In its response to this immoral conflict, Africa should be the voice of reason and morality. This is why our leaders need to immediately abandon their attempts to whitewash Russia’s aggression under the facade of impartiality.
South Africa, for example, has long been a strong and unflinching global advocate of human rights, particularly Palestinian human rights.
It has been resolute in condemning Israel for bombing Palestinian hospitals, homes and schools during its wars on the besieged Gaza enclave. It has been critical of Israel’s apartheid state in support of long-suffering Palestinians. It has also never refrained from criticising Israel’s Western backers for fuelling the violence against Palestinians.
So why has it chosen to abandon equally blameless and desperate Ukrainians in their time of need?

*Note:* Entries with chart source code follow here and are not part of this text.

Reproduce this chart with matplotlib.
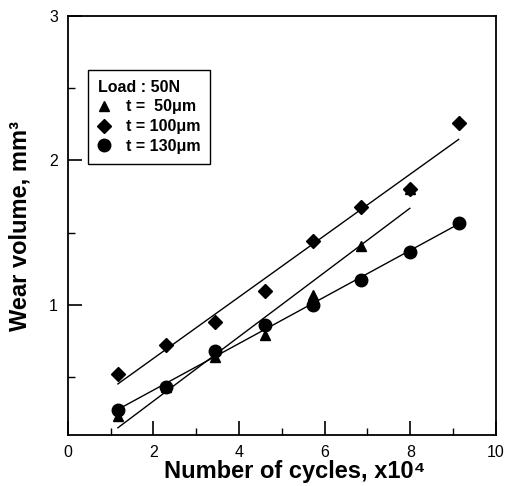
import numpy as np
import matplotlib
matplotlib.use("Agg")
import matplotlib.pyplot as plt
from matplotlib.ticker import MultipleLocator

plt.rcParams["font.family"] = ["Liberation Sans", "DejaVu Sans"]

# number of cycles (x10^4)
cycles = [1.17, 2.30, 3.44, 4.60, 5.72, 6.86, 7.99, 9.13]

# wear volume, mm^3
wear_50 = [0.23, 0.43, 0.64, 0.79, 1.07, 1.41, 1.80]          # t = 50 um
wear_100 = [0.52, 0.72, 0.88, 1.10, 1.44, 1.68, 1.80, 2.26]   # t = 100 um
wear_130 = [0.27, 0.43, 0.68, 0.86, 1.00, 1.17, 1.37, 1.57]   # t = 130 um

labels = ["t =  50\u03bcm", "t = 100\u03bcm", "t = 130\u03bcm"]
markers = ["^", "D", "o"]
sizes = [6.5, 7, 9]

fig = plt.figure(figsize=(5.06, 4.86), dpi=100)
ax = fig.add_axes([0.134, 0.105, 0.846, 0.862])

for ys, lab, mk, ms in zip([wear_50, wear_100, wear_130], labels, markers, sizes):
    x = np.array(cycles[:len(ys)])
    y = np.array(ys)
    ax.plot(x, y, linestyle="none", marker=mk, ms=ms, color="black", label=lab)
    # least squares line over the data range
    k, b = np.polyfit(x, y, 1)
    xf = np.array([x.min(), x.max()])
    ax.plot(xf, k * xf + b, color="black", lw=1.0)

ax.set_xlim(0, 10)
ax.set_ylim(0.1, 3)
ax.xaxis.set_major_locator(MultipleLocator(2))
ax.xaxis.set_minor_locator(MultipleLocator(1))
ax.yaxis.set_major_locator(MultipleLocator(1))
ax.yaxis.set_minor_locator(MultipleLocator(0.5))
ax.tick_params(which="major", direction="in", length=10, width=1.2, labelsize=11.5, pad=7)
ax.tick_params(which="minor", direction="in", length=5, width=1.0)
for s in ax.spines.values():
    s.set_linewidth(1.3)

ax.set_xlabel("Number of cycles, x10\u2074", fontsize=17, fontweight="bold")
ax.set_ylabel("Wear volume, mm\u00b3", fontsize=17, fontweight="bold")
ax.xaxis.set_label_coords(0.53, -0.06)
ax.yaxis.set_label_coords(-0.085, 0.5)

leg = ax.legend(title="Load : 50N", loc="upper left", bbox_to_anchor=(0.047, 0.871),
                borderaxespad=0, frameon=True, fancybox=False, edgecolor="black",
                framealpha=1, prop={"size": 11.5, "weight": "bold"}, handlelength=0.8,
                handletextpad=1.0, labelspacing=0.3, borderpad=0.6)
leg.get_title().set_fontweight("bold")
leg.get_title().set_fontsize(11.5)
leg._legend_box.align = "left"
leg.get_frame().set_linewidth(1.0)

fig.savefig("out.png", dpi=100)
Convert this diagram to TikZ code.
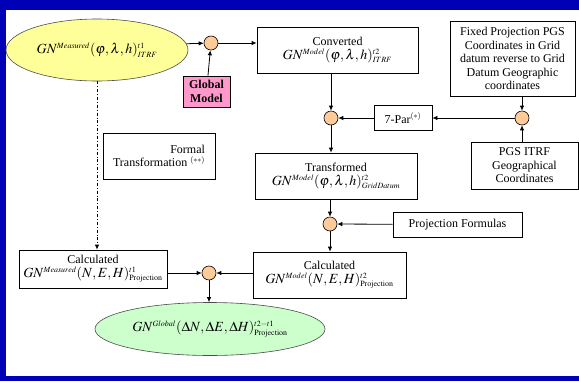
\documentclass[tikz,border=0pt]{standalone}
\usepackage{mathptmx}
\usepackage[no-math]{fontspec}
\setmainfont{Liberation Serif}
\usetikzlibrary{shapes.geometric,arrows.meta}
\DeclareMathSizes{14}{14}{8}{6}
\DeclareMathSizes{12}{12}{8}{6}
\newcommand{\gn}[1]{{\fontsize{14}{16}\selectfont\(#1\)}}
\definecolor{slideblue}{RGB}{0,0,182}
\definecolor{sumorange}{RGB}{255,204,153}
\definecolor{measyellow}{RGB}{255,255,153}
\definecolor{globgreen}{RGB}{204,255,204}
\definecolor{modelpink}{RGB}{255,153,204}
\begin{document}
\begin{tikzpicture}[x=1pt,y=-1pt,
        every node/.style={font=\fontsize{12}{13.5}\selectfont},
        box/.style={draw,line width=0.8pt,align=center,inner sep=1pt},
        sum/.style={circle,draw,line width=0.6pt,fill=sumorange,minimum size=14pt,inner sep=0pt},
        oval/.style={ellipse,draw=black!70,line width=0.6pt,inner sep=0pt},
        flow/.style={-{Latex[length=5pt,width=4.5pt]},line width=0.8pt}]
    \useasboundingbox (0,0) rectangle (579,381);
    \fill[slideblue] (0,0) rectangle (579,381);
    \fill[white] (6,10) rectangle (579,376);
    \draw
        node (Meas) [oval,fill=measyellow,minimum width=182pt,minimum height=62pt] at (97,50)
            {\gn{GN^{Measured}(\varphi,\lambda,h)^{t1}_{ITRF}}}
        node (S1) [sum] at (211,43) {}
        node (Glob) [box,fill=modelpink,minimum width=47pt,minimum height=31pt] at (206.5,91.5)
            {\textbf{Global}\\\textbf{Model}}
        node (Conv) [box,minimum width=161pt,minimum height=46pt] at (337.5,50)
            {Converted\\\gn{GN^{Model}(\varphi,\lambda,h)^{t2}_{ITRF}}}
        node (Fixed) [box,minimum width=125pt,minimum height=75pt] at (512.5,58.5)
            {Fixed Projection PGS\\Coordinates in Grid\\datum reverse to Grid\\Datum Geographic\\coordinates}
        node (S2) [sum] at (331,118) {}
        node (S3) [sum] at (522,118) {}
        node (Par) [box,minimum width=58pt,minimum height=25pt] at (403,118) {7-Par\(^{(*)}\)}
        node (Pgs) [box,minimum width=107pt,minimum height=47pt] at (524.5,165.5)
            {PGS ITRF\\Geographical\\Coordinates}
        node (Formal) [box,align=right,minimum width=112pt,minimum height=46pt] at (159,156)
            {Formal\\Transformation \(^{(**)}\)}
        node (Trans) [box,minimum width=162pt,minimum height=46pt] at (336,176)
            {Transformed\\\gn{GN^{Model}(\varphi,\lambda,h)^{t2}_{GridDatum}}}
        node (S4) [sum] at (330,224) {}
        node (ProjF) [box,minimum width=129pt,minimum height=25pt] at (457.5,224.5) {Projection Formulas}
        node (CalcMod) [box,minimum width=153pt,minimum height=46pt] at (329.5,275)
            {Calculated\\\gn{GN^{Model}(N,E,H)^{t2}_{\mathrm{Projection}}}}
        node (CalcMeas) [box,minimum width=148pt,minimum height=38pt] at (93,269)
            {Calculated\\\makebox[130pt]{\gn{GN^{Measured}(N,E,H)^{t1}_{\mathrm{Projection}}}}}
        node (S5) [sum] at (209,273) {}
        node (Total) [oval,fill=globgreen,minimum width=230pt,minimum height=53pt] at (210,329)
            {\gn{GN^{Global}(\Delta N,\Delta E,\Delta H)^{t2-t1}_{\mathrm{Projection}}}};
    % formal transformation path
    \draw[flow,dash dot] (Meas.south) -- (Meas.south |- CalcMeas.north);
    \path[flow]
        (Meas.4.5) edge (S1)
        (Glob) edge (S1)
        (S1) edge (S1 -| Conv.west)
        (Conv.south -| S2) edge (S2)
        (Fixed.south -| S3) edge (S3)
        (Pgs.north -| S3) edge (S3)
        (S3) edge (Par)
        (Par) edge (S2)
        (S2) edge (S2 |- Trans.north)
        (Trans.south -| S4) edge (S4)
        (ProjF) edge (S4)
        (S4) edge (S4 |- CalcMod.north)
        (CalcMod.west |- S5) edge (S5)
        (CalcMeas.east |- S5) edge (S5)
        (S5) edge (S5 |- Total.north);
\end{tikzpicture}
\end{document}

In fact, why are so many Africans failing to see themselves in the victims of Russia’s violence?
Can Africa not recognise the suffering of the innocent when the perpetrator of the suffering is Russia?
A few hours before Russia’s invasion of Ukraine, Putin said, “Our policy is based on freedom, the freedom of choice for everyone to independently determine their own future and the future of their children.” African states should hold him accountable to this statement and condemn the painfully contradictory developments that are emerging in Ukraine. Indeed, let us promote a peaceful resolution to the war, but avoid becoming hypocrites and losing our humanity in the process.
The views expressed in this article are the author’s own and do not necessarily reflect Al Jazeera’s editorial stance.